108 giorni di detenzione. Quasi quattro mesi, in quattro carceri diversi. Una storia, questa scritta come fosse un diario, che inizia alle 21 del 1° settembre del 2020 davanti al golfo di Sirte e che vede protagonisti 18 pescatori di Mazzara del Vallo. Sequestrati dalla guardia costiera libica, mentre si trovano a bordo dei loro motopescherecci, a 34 miglia dalle coste di Bengasi. In acque che loro ritengono internazionali, mentre i libici leggono come proprie.
Fosse solo perché lì si pesca il pregiato gambero rosso. Un’apparentemente normale nottata di bonaccia, che si trasforma in uno dei peggiori incubi per chi solca questo mare di mezzo, dove si continua a morire, respingere, predare. Dove i militari sembrano (sono) pirati, senza lustrini ma canottiere. Dove motovedette arrugginite, sporche e dai vetri rotti, assaltano nella notte, a suon di spari in aria, come si fosse a un rodeo, 4 pescherecci, non riuscendo però a completare il bottino: 5 dei 9 natanti riescono a scappare.
Alimentando così l’acredine dei predatori, che intendono offrire il loro pescato umano al generale Khalifa Haftar, la cui foto viene subito mostrata al comandante del Medinea, Piero Marrone. Il libro del giornalista e della blogger si apre con il referto che il dipartimento di Salute mentale di Mazzara del Vallo stila per rendicontare a quali torture è stato sottoposto Giovanni Bonomo, diabetico, a un passo dal collasso glicemico quando viene liberato. I farmaci, che l’ambasciata italiana ha sempre consegnato ai libici, non gli sono mai arrivati.

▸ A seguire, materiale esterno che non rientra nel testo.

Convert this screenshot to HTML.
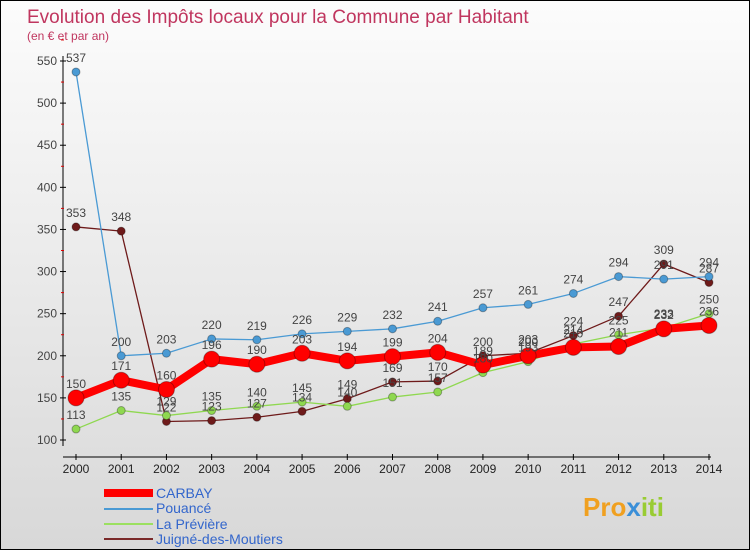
<!DOCTYPE html>
<html><head><meta charset="utf-8"><style>
body{margin:0;width:750px;height:550px;overflow:hidden;font-family:"Liberation Sans",sans-serif}
#wrap{position:relative;width:748px;height:548px;border:1px solid #000;background:linear-gradient(#fcfcfc,#d8d8d8)}
</style></head><body>
<div id="wrap">
<svg id="svg" width="748" height="548" xmlns="http://www.w3.org/2000/svg">
<text x="26" y="22" font-size="19" fill="#c0365f">Evolution des Impôts locaux pour la Commune par Habitant</text>
<text x="26" y="39" font-size="12" fill="#c0365f">(en € et par an)</text>
<g id="axes"></g><g id="series"></g><g id="labels"></g>
<g>
<line x1="103" y1="492" x2="152" y2="492" stroke="#f00" stroke-width="8"/>
<text x="155" y="497" font-size="14" fill="#3366cc">CARBAY</text>
<line x1="103" y1="508" x2="152" y2="508" stroke="#4a9ad4" stroke-width="2"/>
<text x="155" y="512" font-size="14" fill="#3366cc">Pouancé</text>
<line x1="103" y1="523" x2="152" y2="523" stroke="#9be060" stroke-width="2"/>
<text x="155" y="528" font-size="14" fill="#3366cc">La Prévière</text>
<line x1="103" y1="538" x2="152" y2="538" stroke="#7a2a2a" stroke-width="2"/>
<text x="155" y="543" font-size="14" fill="#3366cc">Juigné-des-Moutiers</text>
</g>
<text x="582" y="515" font-size="26" font-weight="bold" fill="#f0a020">Pro<tspan fill="#3a8fd8">x</tspan><tspan fill="#9c3">iti</tspan></text>
</svg></div>
<script>
const years=["2000","2001","2002","2003","2004","2005","2006","2007","2008","2009","2010","2011","2012","2013","2014"];
const yTicks=[100,150,200,250,300,350,400,450,500,550];
const carbay=[150,171,160,196,190,203,194,199,204,189,200,210,211,232,236];
const pouance=[537,200,203,220,219,226,229,232,241,257,261,274,294,291,294];
const previere=[113,135,129,135,140,145,140,151,157,180,193,214,225,233,250];
const juigne=[353,348,122,123,127,134,149,169,170,200,203,224,247,309,287];
const NS="http://www.w3.org/2000/svg";
const X=i=>75+i*(633/14), Y=v=>439-(v-100)*379/450;
function mk(t,a,p){const e=document.createElementNS(NS,t);for(const k in a)e.setAttribute(k,a[k]);p.appendChild(e);return e;}
const ax=document.getElementById('axes');
let l=mk('line',{x1:62,y1:55,x2:62,y2:445,stroke:'#000'},ax);


l=mk('line',{x1:62,y1:456,x2:710,y2:456,stroke:'#000'},ax);


yTicks.forEach(v=>{mk('line',{x1:59,y1:Y(v),x2:65,y2:Y(v),stroke:'#000'},ax);
mk('line',{x1:60,y1:Y(v+25),x2:63,y2:Y(v+25),stroke:'#d00'},ax);
const t=mk('text',{x:56,y:Y(v)+4,'font-size':12,'text-anchor':'end',fill:'#444'},ax);t.textContent=v;

});
years.forEach((y,i)=>{mk('line',{x1:X(i),y1:453,x2:X(i),y2:459,stroke:'#000'},ax);
const t=mk('text',{x:X(i),y:472,'font-size':12,'text-anchor':'middle',fill:'#222'},ax);t.textContent=y;

});
const sg=document.getElementById('series'),lg=document.getElementById('labels');
function draw(d,col,w,r,name,lab){
const p=mk('polyline',{points:d.map((v,i)=>X(i)+','+Y(v)).join(' '),fill:'none',stroke:col,'stroke-width':w,'stroke-linejoin':'round'},sg);


d.forEach((v,i)=>{const c=mk('circle',{cx:X(i),cy:Y(v),r:r,fill:col,stroke:'rgba(0,0,0,0.3)'},sg);


const t=mk('text',{x:X(i),y:Y(v)-10,'font-size':12,'text-anchor':'middle',fill:'#444'},lg);t.textContent=v;

});}
draw(juigne,'#6e1a1a',1.3,4,'juigne');
draw(previere,'#8fd850',1.3,4,'previere');
draw(pouance,'#4a9ad4',1.3,4,'pouance');
draw(carbay,'#f00',8,8,'carbay');
</script></body></html>
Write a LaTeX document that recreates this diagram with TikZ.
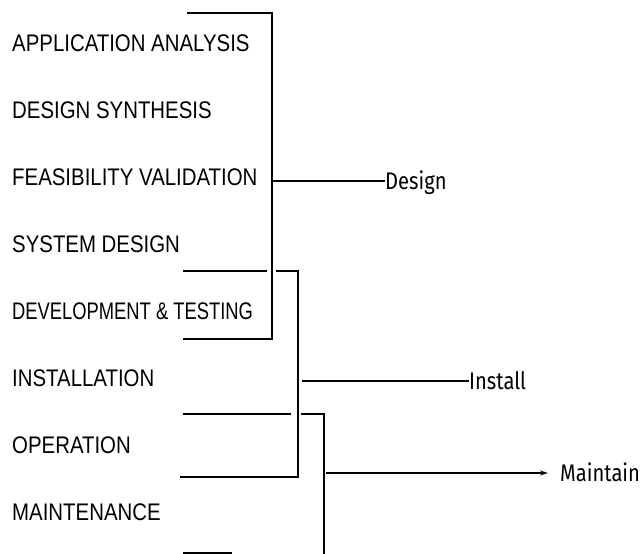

Le pagine sono un rosario continuo di torture fisiche e psicologiche. In quei lunghissimi quattro mesi di detenzione, i pescatori non hanno avuto nessun contatto con i familiari; hanno tenuto sempre gli stessi vestiti estivi, quelli che ogni sera venivano bagnati a suon di pompa, da chi così intendeva lavare i detenuti che li indossavano, senza fornire nulla per asciugarsi.
Minacce, torture, pestaggi, la paura di essere uccisi, dimenticati dall’Italia; finte esecuzioni ogni volta che vengono cambiati di cella; terrore continuo, acuito da giornate sempre uguali. Fame, da non riuscire a dormire la notte, in mezzo alle cimici, per terra. Accuse di aver trafficato droga. Un diario che aiuta a comprendere, mettendo in luce il vissuto dei pescatori; che tiene viva la memoria di un sequestro che l’Italia ha voluto presto dimenticare: troppi gli interessi che legano il nostro paese alla Libia per tenere alta l’attenzione.
La cala narra anche la tempra femminile di chi combatte dalla terra ferma. Tra le mogli, sorelle e figlie che aspettano e protestano, c’è Rosetta Ingargiola, madre di Marrone. Il mare le ha preso marito e primogenito, non permetterà ai libici di portarle via il più piccolo, Piero, “me figghiu”. Diventerà la matrice delle proteste.